You wait go three months without an SCO concert, and suddenly you're at two in two days. I've said before, I'm sure, that the chamber ensemble concerts in their Sunday matinees, are one of the absolute highlights of the SCO season. Yesterday's programme was no exception.
They're also very good at timing them to make use of whatever soloist is in town (hey, here's a thought for a future season: get Rachel Barton Pine for a concert and then a chamber concert, please). This week it was the turn of horn player Radovan Vlatkovic, who'd played on Saturday. He led off the second half, accompanied by pianist Scott Mitchell, with a performance of Villanelle by Dukas, whose most famous composition is The Sorcerer's Apprentice. The programme informed us it was for horn and orchestra, so one can only assume we were hearing a piano reduction of some sort (I say assume because, rather frustratingly, shelling out £2 for the programme provided no elucidation on this point - it does say the composer called for both valve and natural horn techniques and that modern players sometimes ignore this, and while I'm no very good judge, Vlatkovic seemed to stick to a valve approach). Certainly not the greatest of works but definitely a fun one, and it did provide Vlatkovic an opportunity to show off, which he seized with aplomb.
This was followed by Dohnanyi's sextet for clarinet, horn, piano and string trio. This proved an interesting and satisfying blend of instruments, though I felt Vlatkovic's horn was a little too dominant at times (however, not knowing the work, this may be intentional). The ensemble was extremely tight and played beautifully. But they were not above a little fun, and they milked the false ending for all it was worth. From the wide grins on their faces they seemed to have enjoyed it as much as we had.

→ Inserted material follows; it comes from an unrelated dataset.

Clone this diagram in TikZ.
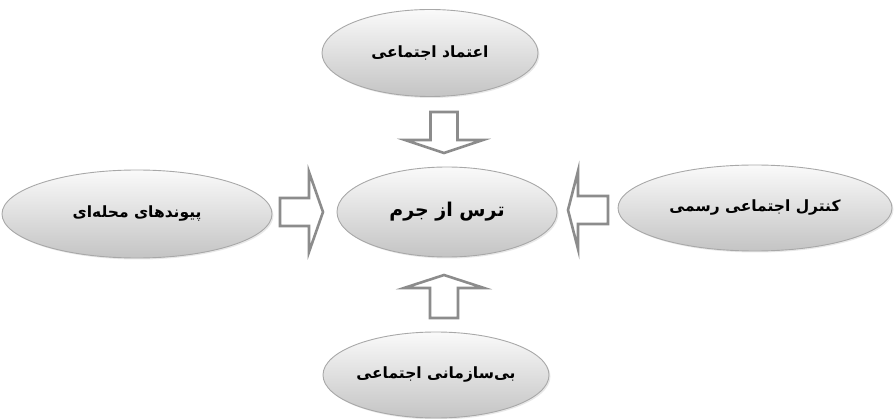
\documentclass[tikz,border=0pt]{standalone}
\usepackage{fontspec}
\newfontfamily\arabicfont[Script=Arabic]{DejaVu Sans}
\TeXXeTstate=1
\usetikzlibrary{shapes.geometric,shadows}
\definecolor{arrowgray}{HTML}{8C8C8C}
\definecolor{edgegray}{HTML}{A8A8A8}
\definecolor{fillgray}{HTML}{C4C4C4}
\tikzset{
  oval/.style={ellipse, draw=edgegray, line width=0.9pt, inner sep=0pt,
    top color=white!96!gray, bottom color=fillgray,
    drop shadow={opacity=0.18, shadow xshift=1.5pt, shadow yshift=-1.5pt},
    font=\arabicfont\bfseries\fontsize{15.5}{18}\selectfont},
  mainoval/.style={oval, font=\arabicfont\bfseries\fontsize{19}{22}\selectfont},
  arrowbox/.style={draw=arrowgray, line width=2.6pt, fill=white, line join=miter}
}
\newcommand\rtl[1]{\makebox[0pt]{\beginR #1\endR}}
\newcommand\blkarrow[6]{%
  \draw[arrowbox, shift={#1}, rotate=#2]
    (0,-#4) -- ({#3-#6},-#4) -- ({#3-#6},-#5) -- (#3,0) -- ({#3-#6},#5) -- ({#3-#6},#4) -- (0,#4) -- cycle;}
\begin{document}
\begin{tikzpicture}[x=1pt,y=1pt]
\useasboundingbox (0,0) rectangle (894,418);
\node[oval, minimum width=216pt, minimum height=87pt] (top) at (430,365) {\rtl{اعتماد اجتماعی}};
\node[mainoval, minimum width=220pt, minimum height=90pt] (mid) at (447,206) {\rtl{ترس از جرم}};
\node[oval, minimum width=270pt, minimum height=88pt] (left) at (137,204) {\rtl{پیوندهای محله‌ای}};
\node[oval, minimum width=274pt, minimum height=86pt] (right) at (755,210) {\rtl{کنترل اجتماعی رسمی}};
\node[oval, minimum width=226pt, minimum height=86pt] (bot) at (436,43) {\rtl{بی‌سازمانی اجتماعی}};
% block arrows: tail, angle, length, shaft half, head half, head length
\blkarrow{(444,306)}{-90}{41}{13.5}{39}{13}
\blkarrow{(444,100)}{90}{43}{14}{40}{13}
\blkarrow{(280,206)}{0}{43}{14}{40}{14}
\blkarrow{(608,208)}{180}{40}{14}{39}{10}
\end{tikzpicture}
\end{document}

But the real highlight of the concert, and, indeed, one of my highlights of the 2008/9 season thus far, was the first half and Brahms' clarinet quintet. The SCO have a world class talent in Maximiliano Martin, and they're very good at showing him off in these programmes. That's not to belittle the rest of the quintet: violinists Zoe Beyers and Rosenna East, violist Brian Schiele and cellist Donald Gillan, who also played superbly, and formed a well balance ensemble. They played with beautiful lyricism, effortlessly weaving Brahms' rich textures together with Martin again and again gliding over the top. The only blemish was the person snoring behind me. There's just no helping some people.